Written exercise
Give an exact transcription of every line, dropping the images.

Material
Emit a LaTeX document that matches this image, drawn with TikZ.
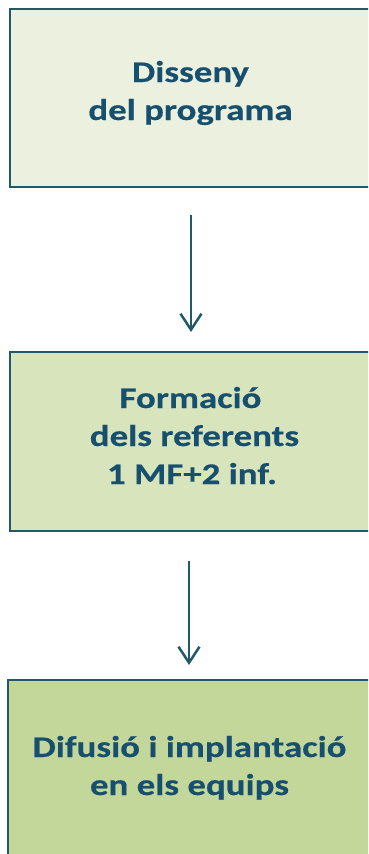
\documentclass[tikz,border=0pt]{standalone}
\usepackage{fontspec}
\newfontfamily\boxfont{Carlito}[FakeStretch=1.23,FakeBold=0.4]
\usetikzlibrary{arrows.meta}
\definecolor{fillA}{HTML}{EBF1DE}
\definecolor{fillB}{HTML}{D8E4BC}
\definecolor{fillC}{HTML}{C4D79B}
\definecolor{edgeC}{HTML}{215968}
\definecolor{textC}{HTML}{174F6F}
\tikzset{
  stagebox/.style={draw=edgeC, line width=1.5pt, rectangle, inner sep=0pt},
  stagetext/.style={align=center, text=textC, anchor=base, inner sep=0pt,
    font=\boxfont\bfseries\fontsize{30pt}{38pt}\selectfont},
  flowarrow/.style={draw=edgeC, line width=2.5pt,
    -{Straight Barb[length=16pt,width=21pt]}}
}
\begin{document}
\begin{tikzpicture}[x=1pt,y=-1pt]
\useasboundingbox (0,0) rectangle (368,854);
\clip (0,0) rectangle (368,854);
\node[stagebox, fill=fillA, minimum width=361pt, minimum height=178pt] (b1) at (190.5,98) {};
\node[stagebox, fill=fillB, minimum width=361pt, minimum height=179pt] (b2) at (190.5,441.5) {};
\node[stagebox, fill=fillC, minimum width=363pt, minimum height=220pt] (b3) at (189.5,790) {};
\node[stagetext] (t1) at (190.5,120) {Disseny\\del programa};
\node[stagetext] (t2) at (190.5,484) {Formació\hspace{8pt}\\\hspace{8pt}dels referents\\\hspace{3pt}1 MF+2 inf.};
\node[stagetext] (t3) at (189.5,795) {Difusió i implantació\\en els equips};
\coordinate (a1s) at (191,215);
\coordinate (a1e) at (191,332);
\coordinate (a2s) at (189,561);
\coordinate (a2e) at (189,665);
\draw[flowarrow] (a1s) -- (a1e);
\draw[flowarrow] (a2s) -- (a2e);
\end{tikzpicture}
\end{document}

Output below
Emit a LaTeX document that matches this image, drawn with TikZ.
\documentclass[tikz,border=0pt]{standalone}
\usepackage{fontspec}
\newfontfamily\boxfont{Carlito}[FakeStretch=1.23,FakeBold=0.4]
\usetikzlibrary{arrows.meta}
\definecolor{fillA}{HTML}{EBF1DE}
\definecolor{fillB}{HTML}{D8E4BC}
\definecolor{fillC}{HTML}{C4D79B}
\definecolor{edgeC}{HTML}{215968}
\definecolor{textC}{HTML}{174F6F}
\tikzset{
  stagebox/.style={draw=edgeC, line width=1.5pt, rectangle, inner sep=0pt},
  stagetext/.style={align=center, text=textC, anchor=base, inner sep=0pt,
    font=\boxfont\bfseries\fontsize{30pt}{38pt}\selectfont},
  flowarrow/.style={draw=edgeC, line width=2.5pt,
    -{Straight Barb[length=16pt,width=21pt]}}
}
\begin{document}
\begin{tikzpicture}[x=1pt,y=-1pt]
\useasboundingbox (0,0) rectangle (368,854);
\clip (0,0) rectangle (368,854);
\node[stagebox, fill=fillA, minimum width=361pt, minimum height=178pt] (b1) at (190.5,98) {};
\node[stagebox, fill=fillB, minimum width=361pt, minimum height=179pt] (b2) at (190.5,441.5) {};
\node[stagebox, fill=fillC, minimum width=363pt, minimum height=220pt] (b3) at (189.5,790) {};
\node[stagetext] (t1) at (190.5,120) {Disseny\\del programa};
\node[stagetext] (t2) at (190.5,484) {Formació\hspace{8pt}\\\hspace{8pt}dels referents\\\hspace{3pt}1 MF+2 inf.};
\node[stagetext] (t3) at (189.5,795) {Difusió i implantació\\en els equips};
\coordinate (a1s) at (191,215);
\coordinate (a1e) at (191,332);
\coordinate (a2s) at (189,561);
\coordinate (a2e) at (189,665);
\draw[flowarrow] (a1s) -- (a1e);
\draw[flowarrow] (a2s) -- (a2e);
\end{tikzpicture}
\end{document}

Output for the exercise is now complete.